All players are equal, but some players are more equal than others. That's the basis of our "most important players" series.
There are a few rules you need to know.
1. Quarterbacks are ineligible.
2. “Most important” doesn’t equal “best.” (Note: Sometimes the most important player is the best player.) I think we can all agree that a season ago, players like Mike Bercovici and Jerry Neuheisel proved how very important they were to their respective teams.
3. Even if they were the most important, they’re QBs and therefore ineligible (see rule No. 1). Keep up, guys.
Colorado: WR Nelson Spruce
2014 production: Eye-popping, to put it simply. Spruce racked up a conference-best 106 catches and 1,198 receiving yards. He caught 12 touchdowns and even posted a 19-catch game.
Why Spruce is important: Sure, we could have tried to go the artsy route here. We could have picked someone else before going on to explain why they're more vital to Colorado's prospects than Spruce. But that would have been a major reach. The Buffs need to improve in so many facets of the game, but most of that advancement -- such as fixing what was far and away the Pac-12's worst run defense -- is reliant upon a large group of players. Spruce is the one man on Colorado's roster than can change the course of a game himself. He is the Buffs' most important player, and it really isn't up for debate.

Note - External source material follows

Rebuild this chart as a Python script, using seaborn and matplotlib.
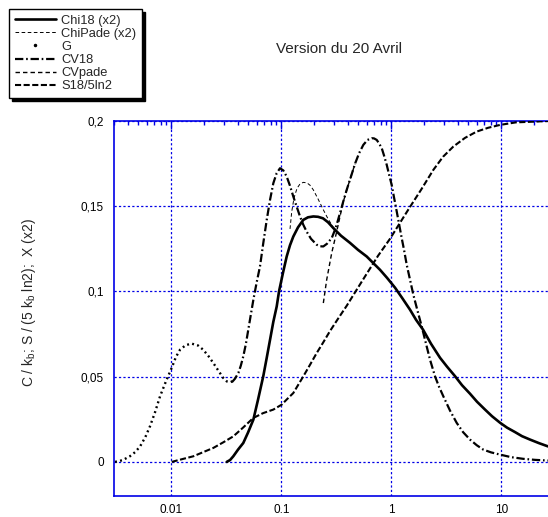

As Colorado labored through a winless season in conference play last year, Spruce's massive production supplied much-needed life. His presence spearheaded an offense that performed competently enough to at least bring the Buffs close enough to lose in heartbreaking (as opposed to blowout) fashion, and those close defeats are providing the impetus for progress in 2015.
“I still remember the feeling of devastation after in the locker room,” Spruce said. “We’re trying to use those memories and turn them into motivation. We want them to fuel us this offseason.”
Colorado has its chance to make a breakthrough now in Spruce's final year. If they do, much credit will likely go to his dependable presence on the outside, which not only gobbles up receptions but also opens the field for fellow receiver Shay Fields and Colorado's run game.